Earlier this year, when talking about registering Maggie for Kindergarten, someone asked me,“will you be one of those moms that cries on the first day of school?” My immediate reply was “no way; we have half day Kindergarten in our town so I’ll only be dropping her off for a few hours!” Maggie will be going to Kindergarten just as close to home as her preschool, for just as many hours, and with many of the same preschool classmates. So why the tears I thought.
Well, with just over a month until the first day, I get a lump in my throat almost daily thinking about dropping her off that first day. Over the past few months since first thinking about Kindergarten registration, I’ve given it a lot of thought, maybe too much. I think I now know why it is we cry on the first day and can certainly say I’ll be one of those moms crying at drop off come September. If not in front of Maggie, certainly bawling into my coffee cup back home until it’s time for pick up.
I suppose it really hit me when I walked into the school on registration day. Like I said, until then I really wasn’t very emotional about it. Maggie is our oldest. I told my husband “It will be different when it’s the youngest and I know I’ll no longer have someone home with me all day.” But for Maggie we are so proud to be able to to raise a child to the point she is ready to enter school; it is a great feat! On registration day, Maggie was so excited she practically skipped to the front door. She swung it open all by herself and darted down the hallway. As I looked in, and my heart fell into my stomach. The halls looked so long, the school looked huge, and my Maggie looked so tiny. The bright lights overhead, shining down on my little girl who is ready to take on the world.

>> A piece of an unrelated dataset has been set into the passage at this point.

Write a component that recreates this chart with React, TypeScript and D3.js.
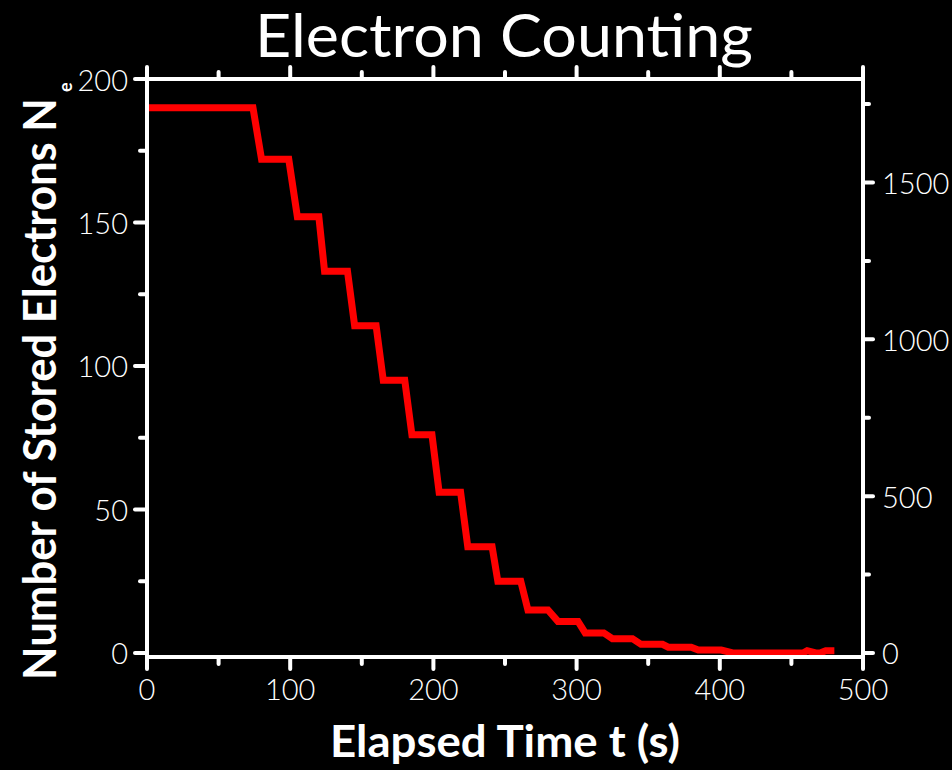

Sure I was used to Maggie being in school; she started when she was just two and a half. I love the preschool my kids go to. Perhaps what makes me love it so much is it feels like a little place I know every inch of. I’ve been in all the classrooms and have seen all the toys. Most importantly, I know the teachers very well. Before preschool registration I attended the open houses and had been close with many of the other families, whose children also would be attending, so I felt comfortable with her surroundings almost immediately. But with public school, there are so many unknowns.
I was registering Maggie for Kindergarten, and sending her into an unknown place, with unknown teachers and children. Everyone we met was friendly, and smiled at my little girl. They made her feel welcomed. For mom, I felt welcomed, but still nervous.
This new place, I’d send her here everyday. I was trusting this place to keep her safe and educate her. I realized these are two things that have been my job since she was born. Sure she went to preschool, but that seemed so much more like a place to play. This school, this was now where she’d be learning and growing each day, tasks I enjoyed watching as she hit all her milestones. I realized I might not be there the first time she read a full book or wrote out a full sentence. I wasn’t sure I was ready to let someone else watch my baby grow.
I was trusting her to grow a bit without me by her side, and learn not only reading and writing without me, but have life experiences without me by her side.
This past spring we were at the girls’ school science night where everyone brings a science experiment and the families eat a potluck dinner. The girls were sitting with their friends and we were at a table of adults next to them. Mid meal Maggie got up to walk over to me with her dinner. She tripped, fell and her dinner went flying. She looked at me, with her big brown eyes, and I could tell she was nervous and embarrassed. I immediately dropped to the floor before anyone else saw what happened. We scooped the food up and I made her giggle when I showed her pasta landed right into our diaper bag and into one of Tommy’s diapers. I assured her no one saw and asked her why she was walking over to me. She said she decided she wanted to eat dinner with me instead of her friends. We got her a new plate of food and she ate her meal on my lap at my table. We talked about the cool experiments other kids had made and how excited we were for the famous “animal lady” to arrive with live animals to learn about.
That moment when I jumped to the floor to help Maggie it hit me, hard. I knew another reason why I was nervous for her to head to kindergarten and a “big” public school. She’d have moments like this, being nervous and embarrassed, and I wouldn’t be there to dive to her rescue. She’s be on her own, or I could hope and pray she’s find kind, loving friends who might rescue her in my place. But honestly, as a mom, that’s a lot to let go of. A lot of control of protecting your little ones. I thought about that first day of kindergarten that was approaching and would I cry, yes. The more I thought about it, I might cry the first day of school many more times too: when 1st grade approaches and the amount of time she was “out on her own” doubled from a half day to a full day, when she entered a middle school full of teenagers, a college far from home.
For me, the first day tears are for letting so many more unknowns into our lives and having to put so much more faith in our children and that they’ll make the right decisions and be ok. But I’m also excited that my first child will head to kindergarten next month. We’ve raised her for 5 years, eager to learn and ready to explore the world. It’s time to let her go just a bit. And while my mama heart will hurt a bit that first morning, it will also be bursting with pride.